When analyzing a golf ball set into motion from a putter, it is useful to examine both the horizontal and vertical components of the ball’s movement.   We can consider the horizontal component being directed along the path towards the hole, and vertical being any loft imparted on the ball. When the ball is struck with a putter, energy is directed along both of these axes to varying degrees.

By design, a traditional putter imparts a significant amount of loft at impact, in large part due to the historic nature of a putting green. Over the years putting greens have become much smoother, and faster with shorter grass thanks to technological advances in both the turf and the machinery used to cut and maintain the greens. See article – “How Much Have Green Speeds Increased in Golf”. Greens have improved significantly. The Tour Roll putter is the first putter that has been engineered to match the technology improvements of the greens. Drivers and irons have adapted to courses over the years, but until now, the putter has been left behind.
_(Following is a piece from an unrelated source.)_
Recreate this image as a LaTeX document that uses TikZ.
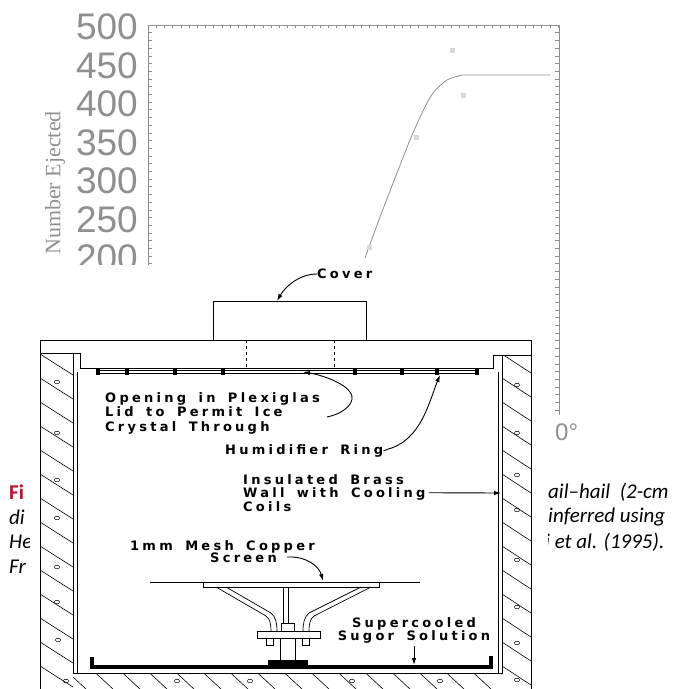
\documentclass[tikz,border=0pt]{standalone}
\usepackage{fontspec}
\setmainfont{Liberation Serif}
\newfontfamily\axisfont{Liberation Sans}
\newfontfamily\capfont{Carlito}
\newfontfamily\lblfont{DejaVu Sans}[LetterSpace=25,WordSpace=1.6]
\usetikzlibrary{calc,arrows,arrows.meta}
\definecolor{plotgray}{gray}{0.56}
\definecolor{capred}{RGB}{192,16,48}

\begin{document}
\begin{tikzpicture}[x=1pt,y=-1pt,
    plotline/.style={draw=plotgray,line width=0.8pt},
    axTick/.style={draw=plotgray,line width=0.5pt},
    ylbl/.style={text=plotgray,font=\axisfont\fontsize{37}{37}\selectfont,anchor=east,inner sep=0pt},
    part/.style={draw=black,line width=0.9pt},
    hatchline/.style={draw=black,line width=0.6pt},
    lbl/.style={font=\lblfont\bfseries\fontsize{13}{14.5}\selectfont,inner sep=0pt,align=left},
    ptr/.style={draw=black,line width=0.9pt,-{Latex[length=7pt,width=4.5pt]}},
    capt/.style={font=\capfont\itshape\fontsize{21}{21}\selectfont,anchor=west,inner sep=0pt}]
  \useasboundingbox (0,0) rectangle (673,689);
  %plot behind
  \draw[plotline] (148,265) -- (148,25) -- (559,25) -- (559,415);
  \foreach \y in {25,32.7,...,265} \draw[axTick] (148,\y) -- ++(4,0);
  \foreach \y in {25,32.7,...,415} \draw[axTick] (559,\y) -- ++(-4,0);
  \foreach \x in {148,156.2,...,559} \draw[axTick] (\x,25) -- ++(0,3);
  \foreach \v [count=\i from 0] in {500,450,...,200}
    \node[ylbl] (yTick\v) at (138,{27+38.5*\i}) {\v};
  \node[rotate=90,text=plotgray,font=\fontsize{22}{22}\selectfont,inner sep=0pt] (yTitle) at (55,183) {Number Ejected};
  \draw[plotline] plot[smooth] coordinates {(365,258) (380,217) (397,173) (410,140) (422,113) (433,93) (447,80) (462,75)} -- (550,75);
  \foreach \p in {(452,50),(463,95),(416,137),(369,247)}
    \fill[plotgray!35] \p +(-2.5,-2.5) rectangle +(2.5,2.5);
  \node[text=plotgray,font=\axisfont\fontsize{24}{24}\selectfont,anchor=west,inner sep=0pt] (xTickEnd) at (555,432) {0\textdegree};
  %caption pieces
  \node[capt,font=\capfont\bfseries\fontsize{21}{21}\selectfont,text=capred] (capFig) at (9,492) {Fi};
  \node[capt] (capDi) at (9,517) {di};
  \node[capt] (capHe) at (9,542) {He};
  \node[capt] (capFr) at (9,567) {Fr};
  \node[capt] (capHail) at (548,492) {ail–hail\ \ (2-cm};
  \node[capt] (capUsing) at (548,517) {inferred using};
  \node[capt] (capEtal) at (545,542) {i et al. (1995).};
  \fill[white] (30,265) rectangle (548,689);
  %walls
  \begin{scope}
    \clip (40,353) rectangle (73,689);
    \foreach \k in {0,...,16} \draw[hatchline] (40,{330+24*\k}) -- ++(33,21);
  \end{scope}
  \begin{scope}
    \clip (502,355) rectangle (531,689);
    \foreach \k in {0,...,16} \draw[hatchline] (502,{330+24*\k}) -- ++(29,19);
  \end{scope}
  \begin{scope}
    \clip (73,673) rectangle (502,689);
    \foreach \x in {60,87,...,520} \draw[hatchline] (\x,665) -- ++(26,24);
  \end{scope}
  \foreach \p in {(57,382),(57,433),(57,480),(57,518),(57,567),(57,602),(58,640),(66,681),
                  (517,385),(517,433),(517,475),(517,510),(517,560),(517,607),(517,643),(517,680),
                  (177,681),(250,681),(352,681),(440,681)}
    \draw[line width=0.5pt] \p ellipse [x radius=2.6pt,y radius=1.8pt];
  \draw[part] (40,689) -- (40,340) -- (531,340) -- (531,689);
  \draw[part] (40,353) -- (80,353) -- (80,368) -- (493,368) -- (493,355) -- (531,355);
  \draw[part] (73,353) -- (73,673) -- (502,673) -- (502,355);
  \draw[line width=0.5pt] (77,372) -- (77,673);
  \draw[line width=0.5pt] (498,372) -- (498,673);
  %cover and lid
  \draw[part] (213,340) -- (213,301) -- (366,301) -- (366,340);
  \draw[part,dashed] (246,340) -- (246,368);
  \draw[part,dashed] (334,340) -- (334,368);
  %humidifier ring
  \draw[line width=0.5pt] (97,370.5) -- (478,370.5);
  \draw[line width=0.5pt] (97,373) -- (478,373);
  \foreach \x in {98,127,175,223,355,402,437,477}
    \fill ({\x-2},369) rectangle ({\x+2},374.5);
  %screen stand
  \draw[part] (150,582) -- (420,582);
  \draw[part] (203,582) -- (203,587) -- (379,587) -- (379,582);
  \draw[line width=0.7pt] (216,587) -- (266,616) .. controls (270,619) and (271,624) .. (271,631);
  \draw[line width=0.7pt] (226,587) -- (271,613) .. controls (276,617) and (277,624) .. (277,631);
  \draw[line width=0.7pt] (371,587) -- (314,616) .. controls (310,619) and (309,624) .. (309,631);
  \draw[line width=0.7pt] (361,587) -- (309,613) .. controls (304,617) and (303,624) .. (303,631);
  \draw[line width=0.7pt] (283,587) -- (283,623);
  \draw[line width=0.7pt] (288,587) -- (288,623);
  \draw[line width=0.7pt] (281,623) rectangle (294,631);
  \draw[part] (257,631) rectangle (320,638);
  \draw[line width=0.7pt] (266,638) -- (266,645) -- (273,645) -- (273,638);
  \draw[line width=0.7pt] (302,638) -- (302,645) -- (309,645) -- (309,638);
  \draw[line width=0.7pt] (280,638) -- (280,660);
  \draw[line width=0.7pt] (295,638) -- (295,660);
  \fill (268,660) rectangle (308,668);
  \draw[line width=3.5pt] (92,657) -- (92,667) -- (491,667) -- (491,656);
  %labels
  \node[lbl,anchor=west] (coverLbl) at (317,274) {Cover};
  \node[lbl,anchor=north west] (openingLbl) at (105,392) {Opening in Plexiglas\\Lid to Permit Ice\\Crystal Through};
  \node[lbl,anchor=west] (ringLbl) at (225,451) {Humidifier Ring};
  \node[lbl,anchor=north west,font=\lblfont\bfseries\fontsize{13}{13.5}\selectfont] (wallLbl) at (243,474) {Insulated Brass\\Wall with Cooling\\Coils};
  \node[lbl,anchor=north west,font=\lblfont\bfseries\fontsize{13}{12.5}\selectfont] (screenLbl) at (130,540) {1mm Mesh Copper\\\hspace*{80pt}Screen};
  \node[lbl,anchor=north,align=center,font=\lblfont\bfseries\fontsize{13}{13}\selectfont] (sugarLbl) at (414,617) {Supercooled\\Sugor Solution};
  %pointers
  \coordinate (coverTip) at (277,301);
  \coordinate (openTail) at (327,417);
  \coordinate (openTip) at (303,372);
  \coordinate (ringTip) at (440,375);
  \coordinate (wallTip) at (501,493);
  \coordinate (screenTail) at (287,557);
  \coordinate (screenTip) at (323,581);
  \coordinate (sugarTip) at (414,665);
  \draw[ptr] (coverLbl.west) .. controls +(-18,0) and +(8,-14) .. (coverTip);
  \draw[ptr] (openTail) .. controls (346,413) and (357,401) .. (350,392) .. controls (344,383) and (322,375) .. (openTip);
  \draw[ptr] (ringLbl.east) -- ++(5,-2) .. controls (421,440) and (429,402) .. (ringTip);
  \draw[ptr,shorten <=3pt] (wallLbl.east) -- (wallTip);
  \draw[ptr] (screenTail) .. controls (306,556) and (319,566) .. (screenTip);
  \draw[ptr,shorten <=3pt] (sugarLbl.south) -- (sugarTip);
\end{tikzpicture}
\end{document}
With today’s shorter, smoother and faster greens it is not necessary to “launch” the ball in the vertical direction in order to get up onto the surface of the grass and out of a depression. Further, this vertical launch component can have negative effects. First, the energy to lift the ball in the air is not transferred to the horizontal path of the ball, so the putter does not work as efficiently as it could – you have to hit the ball harder to travel to the hole. Second, and more notable, are the effects of the ball having to bounce and skid before beginning the proper rolling motion towards the hole. This bouncing and skidding is a direct obstruction to both the direction and distance intended by the golfer. Inevitably, trying to factor in these variables and adjust for them causes many putts that miss the mark on both direction and distance.

Two of the primary functions of the Tour Roll putter are to A) minimize the vertical launch of the ball – rolling it immediately off the face of the club and B) maximize the energy transfer from the putter stroke in the horizontal direction – towards the hole.  Again, the Tour Roll putter has been engineered to match the technology improvements of the greens. This directly translates to a more efficient putter stroke with a predictable roll and equally predictable direction.

The Tour Roll putter gets the center of gravity and impact point directly in line with the equator of the golf ball in order to get it rolling immediately in the horizontal direction, and with minimal vertical directed force. It is engineered to transfer the maximum energy to the ball in the direction you want it to go – towards the target.